■ Given instruction: From the listing below, extract every line in which the word "this" appears.
═══ Stored rows ═══
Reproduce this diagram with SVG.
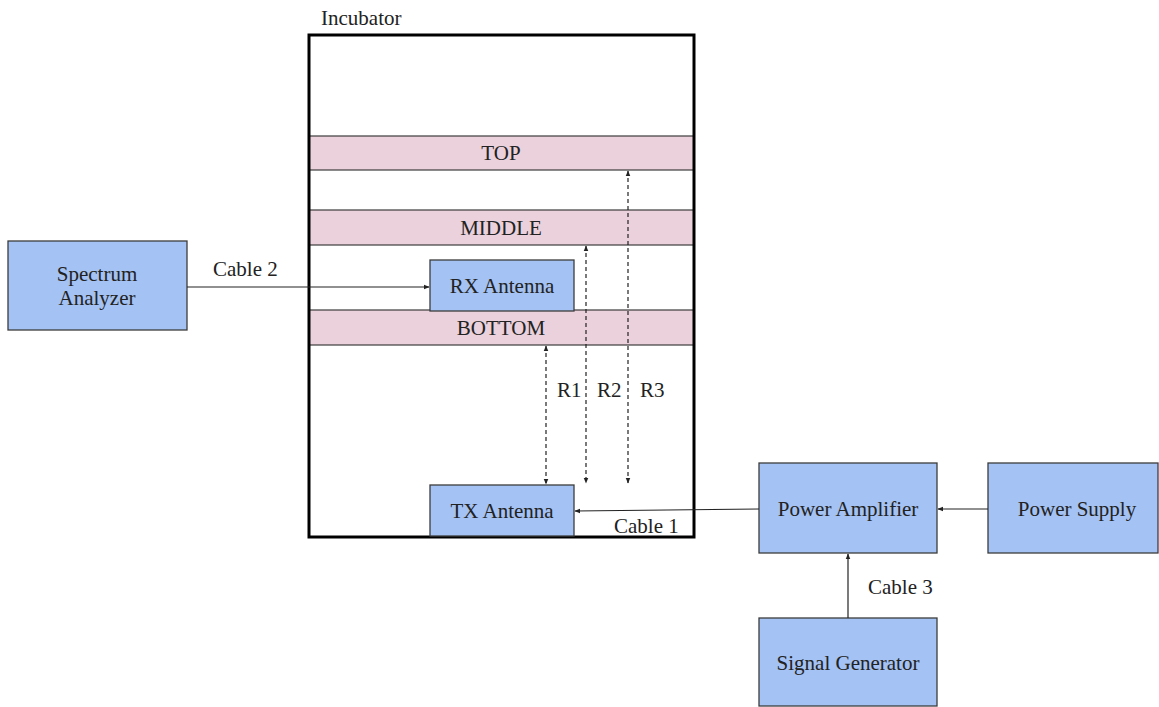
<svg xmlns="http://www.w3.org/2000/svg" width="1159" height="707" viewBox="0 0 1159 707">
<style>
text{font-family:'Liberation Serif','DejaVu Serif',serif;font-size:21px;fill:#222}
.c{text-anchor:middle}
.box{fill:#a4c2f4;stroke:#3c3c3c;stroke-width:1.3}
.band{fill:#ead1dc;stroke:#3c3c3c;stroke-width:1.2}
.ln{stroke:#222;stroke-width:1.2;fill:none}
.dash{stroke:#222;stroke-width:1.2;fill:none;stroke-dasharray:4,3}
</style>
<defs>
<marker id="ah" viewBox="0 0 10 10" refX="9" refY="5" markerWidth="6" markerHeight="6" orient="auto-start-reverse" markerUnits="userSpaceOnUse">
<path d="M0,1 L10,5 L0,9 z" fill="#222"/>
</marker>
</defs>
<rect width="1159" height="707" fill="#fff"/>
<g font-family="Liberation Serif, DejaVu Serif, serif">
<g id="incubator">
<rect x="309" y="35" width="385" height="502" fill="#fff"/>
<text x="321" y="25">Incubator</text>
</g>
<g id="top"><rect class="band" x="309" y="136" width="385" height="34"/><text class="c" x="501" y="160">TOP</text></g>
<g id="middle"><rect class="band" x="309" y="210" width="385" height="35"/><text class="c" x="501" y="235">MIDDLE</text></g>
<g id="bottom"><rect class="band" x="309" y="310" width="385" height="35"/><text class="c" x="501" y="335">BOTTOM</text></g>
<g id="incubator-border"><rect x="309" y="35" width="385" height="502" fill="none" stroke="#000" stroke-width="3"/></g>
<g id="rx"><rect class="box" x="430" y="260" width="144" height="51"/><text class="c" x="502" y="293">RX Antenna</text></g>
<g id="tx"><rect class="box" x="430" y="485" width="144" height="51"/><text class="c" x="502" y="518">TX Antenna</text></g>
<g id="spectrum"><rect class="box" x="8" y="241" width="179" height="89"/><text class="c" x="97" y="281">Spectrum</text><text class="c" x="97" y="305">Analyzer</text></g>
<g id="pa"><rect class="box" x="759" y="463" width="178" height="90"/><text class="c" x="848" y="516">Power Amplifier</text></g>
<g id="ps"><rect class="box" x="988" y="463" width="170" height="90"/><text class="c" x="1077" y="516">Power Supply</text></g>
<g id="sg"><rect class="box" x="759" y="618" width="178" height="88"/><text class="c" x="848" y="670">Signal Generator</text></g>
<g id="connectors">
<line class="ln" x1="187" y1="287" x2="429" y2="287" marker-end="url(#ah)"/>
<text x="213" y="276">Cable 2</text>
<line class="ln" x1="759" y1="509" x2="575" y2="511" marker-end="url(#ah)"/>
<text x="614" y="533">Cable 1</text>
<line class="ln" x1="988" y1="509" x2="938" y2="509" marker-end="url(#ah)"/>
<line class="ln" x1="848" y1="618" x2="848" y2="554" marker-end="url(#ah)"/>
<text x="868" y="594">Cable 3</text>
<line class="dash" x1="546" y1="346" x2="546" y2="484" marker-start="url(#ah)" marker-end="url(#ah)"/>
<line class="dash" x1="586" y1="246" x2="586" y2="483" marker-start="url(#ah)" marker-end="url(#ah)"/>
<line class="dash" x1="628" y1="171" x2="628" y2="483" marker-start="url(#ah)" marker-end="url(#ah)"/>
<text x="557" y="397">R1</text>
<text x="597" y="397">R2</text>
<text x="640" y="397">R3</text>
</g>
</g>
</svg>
═══
═══ Stored rows ═══
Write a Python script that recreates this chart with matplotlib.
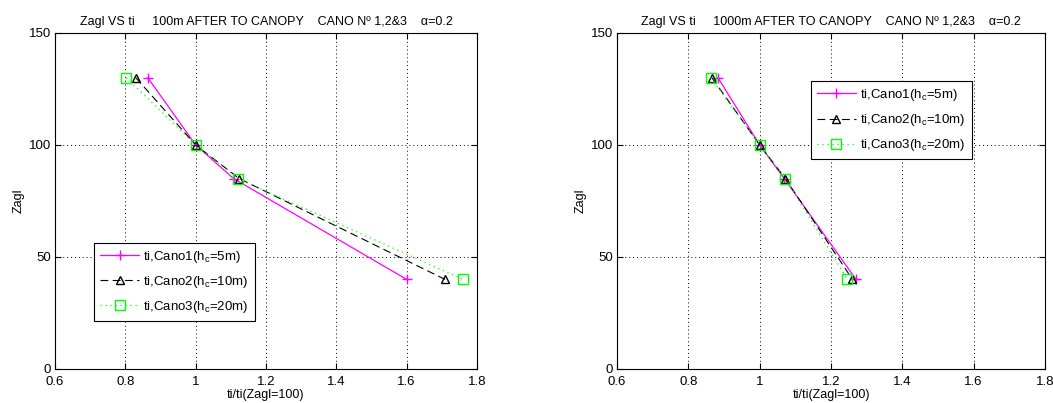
═══
═══ Stored rows ═══
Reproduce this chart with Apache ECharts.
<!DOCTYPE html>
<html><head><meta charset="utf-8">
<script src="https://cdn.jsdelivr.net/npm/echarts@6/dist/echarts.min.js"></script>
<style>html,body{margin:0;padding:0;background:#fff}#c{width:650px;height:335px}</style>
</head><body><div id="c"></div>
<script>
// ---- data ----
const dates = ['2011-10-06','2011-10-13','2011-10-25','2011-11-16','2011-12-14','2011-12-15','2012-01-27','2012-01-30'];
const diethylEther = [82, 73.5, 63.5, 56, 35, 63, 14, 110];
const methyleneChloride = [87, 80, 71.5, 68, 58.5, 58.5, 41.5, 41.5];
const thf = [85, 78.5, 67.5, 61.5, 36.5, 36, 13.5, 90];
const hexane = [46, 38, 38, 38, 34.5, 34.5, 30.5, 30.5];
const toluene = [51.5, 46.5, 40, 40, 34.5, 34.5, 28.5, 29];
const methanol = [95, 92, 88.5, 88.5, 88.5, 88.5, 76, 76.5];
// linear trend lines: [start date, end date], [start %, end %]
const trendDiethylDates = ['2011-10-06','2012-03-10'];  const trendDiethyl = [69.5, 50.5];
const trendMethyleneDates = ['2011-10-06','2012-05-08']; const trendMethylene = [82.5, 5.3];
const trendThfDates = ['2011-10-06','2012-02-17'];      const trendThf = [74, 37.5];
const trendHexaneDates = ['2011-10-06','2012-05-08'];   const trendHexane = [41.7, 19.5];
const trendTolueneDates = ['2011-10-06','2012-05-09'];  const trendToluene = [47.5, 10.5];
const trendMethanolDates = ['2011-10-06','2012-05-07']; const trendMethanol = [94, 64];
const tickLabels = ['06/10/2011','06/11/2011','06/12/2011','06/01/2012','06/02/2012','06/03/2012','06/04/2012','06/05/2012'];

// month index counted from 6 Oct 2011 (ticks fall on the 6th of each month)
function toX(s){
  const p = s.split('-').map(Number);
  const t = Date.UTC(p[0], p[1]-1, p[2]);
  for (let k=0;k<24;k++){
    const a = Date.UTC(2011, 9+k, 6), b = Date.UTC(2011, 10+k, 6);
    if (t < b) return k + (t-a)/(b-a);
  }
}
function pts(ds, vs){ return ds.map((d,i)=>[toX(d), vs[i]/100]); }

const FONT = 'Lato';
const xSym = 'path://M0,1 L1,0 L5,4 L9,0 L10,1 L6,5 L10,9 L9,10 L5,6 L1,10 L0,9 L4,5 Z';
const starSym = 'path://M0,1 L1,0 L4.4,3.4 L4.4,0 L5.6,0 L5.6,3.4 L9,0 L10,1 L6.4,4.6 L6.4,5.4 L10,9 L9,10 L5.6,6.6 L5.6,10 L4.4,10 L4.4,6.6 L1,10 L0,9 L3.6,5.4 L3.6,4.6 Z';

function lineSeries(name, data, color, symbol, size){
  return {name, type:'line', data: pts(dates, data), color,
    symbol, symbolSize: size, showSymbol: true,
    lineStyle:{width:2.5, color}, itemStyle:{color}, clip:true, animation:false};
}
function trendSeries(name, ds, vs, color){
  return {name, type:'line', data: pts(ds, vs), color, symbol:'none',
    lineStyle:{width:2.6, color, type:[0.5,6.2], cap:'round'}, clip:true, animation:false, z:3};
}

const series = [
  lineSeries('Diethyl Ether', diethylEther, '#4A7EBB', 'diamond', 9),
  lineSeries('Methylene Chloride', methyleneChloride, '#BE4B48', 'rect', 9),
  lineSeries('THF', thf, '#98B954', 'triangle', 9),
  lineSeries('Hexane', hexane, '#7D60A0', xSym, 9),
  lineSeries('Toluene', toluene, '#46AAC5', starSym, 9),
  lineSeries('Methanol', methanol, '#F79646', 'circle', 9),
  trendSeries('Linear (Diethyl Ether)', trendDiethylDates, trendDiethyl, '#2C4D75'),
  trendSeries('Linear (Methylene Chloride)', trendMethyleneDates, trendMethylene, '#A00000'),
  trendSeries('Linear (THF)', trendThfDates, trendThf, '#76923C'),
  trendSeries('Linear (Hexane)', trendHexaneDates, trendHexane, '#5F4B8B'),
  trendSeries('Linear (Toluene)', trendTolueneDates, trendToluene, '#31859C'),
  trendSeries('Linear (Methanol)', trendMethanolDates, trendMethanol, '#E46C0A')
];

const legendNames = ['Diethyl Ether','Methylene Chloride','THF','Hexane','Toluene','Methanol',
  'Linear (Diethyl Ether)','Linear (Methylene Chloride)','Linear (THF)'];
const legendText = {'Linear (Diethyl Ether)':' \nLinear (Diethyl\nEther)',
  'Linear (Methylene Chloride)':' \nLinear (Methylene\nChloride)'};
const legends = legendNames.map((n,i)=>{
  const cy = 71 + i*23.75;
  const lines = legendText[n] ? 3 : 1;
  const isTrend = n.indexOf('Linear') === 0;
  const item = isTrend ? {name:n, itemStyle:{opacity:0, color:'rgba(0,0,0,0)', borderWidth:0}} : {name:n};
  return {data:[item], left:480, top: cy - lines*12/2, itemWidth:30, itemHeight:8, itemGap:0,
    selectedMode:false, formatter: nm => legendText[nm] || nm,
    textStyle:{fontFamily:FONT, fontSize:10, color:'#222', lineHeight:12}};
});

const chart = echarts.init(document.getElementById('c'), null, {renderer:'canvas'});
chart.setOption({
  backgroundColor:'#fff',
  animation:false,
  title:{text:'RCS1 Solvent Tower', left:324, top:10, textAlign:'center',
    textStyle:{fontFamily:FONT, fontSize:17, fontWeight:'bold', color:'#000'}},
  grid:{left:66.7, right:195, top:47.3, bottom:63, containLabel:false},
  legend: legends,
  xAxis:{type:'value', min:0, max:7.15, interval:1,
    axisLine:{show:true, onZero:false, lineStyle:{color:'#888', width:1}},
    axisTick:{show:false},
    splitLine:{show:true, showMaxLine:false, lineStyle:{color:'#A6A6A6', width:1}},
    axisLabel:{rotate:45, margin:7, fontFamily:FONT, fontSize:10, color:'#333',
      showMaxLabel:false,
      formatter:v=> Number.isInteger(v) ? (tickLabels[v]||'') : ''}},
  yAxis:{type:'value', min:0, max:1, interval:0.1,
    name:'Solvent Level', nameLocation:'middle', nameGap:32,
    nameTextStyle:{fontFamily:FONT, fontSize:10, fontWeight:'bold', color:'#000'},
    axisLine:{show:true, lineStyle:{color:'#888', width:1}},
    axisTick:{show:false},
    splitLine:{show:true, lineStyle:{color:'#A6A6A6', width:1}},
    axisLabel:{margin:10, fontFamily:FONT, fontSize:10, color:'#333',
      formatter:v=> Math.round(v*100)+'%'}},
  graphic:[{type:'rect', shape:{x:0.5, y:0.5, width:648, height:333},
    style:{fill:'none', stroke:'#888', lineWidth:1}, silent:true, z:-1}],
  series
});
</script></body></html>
═══
■ Final result:
Reproduce this diagram with SVG.
Write a Python script that recreates this chart with matplotlib.
Reproduce this chart with Apache ECharts.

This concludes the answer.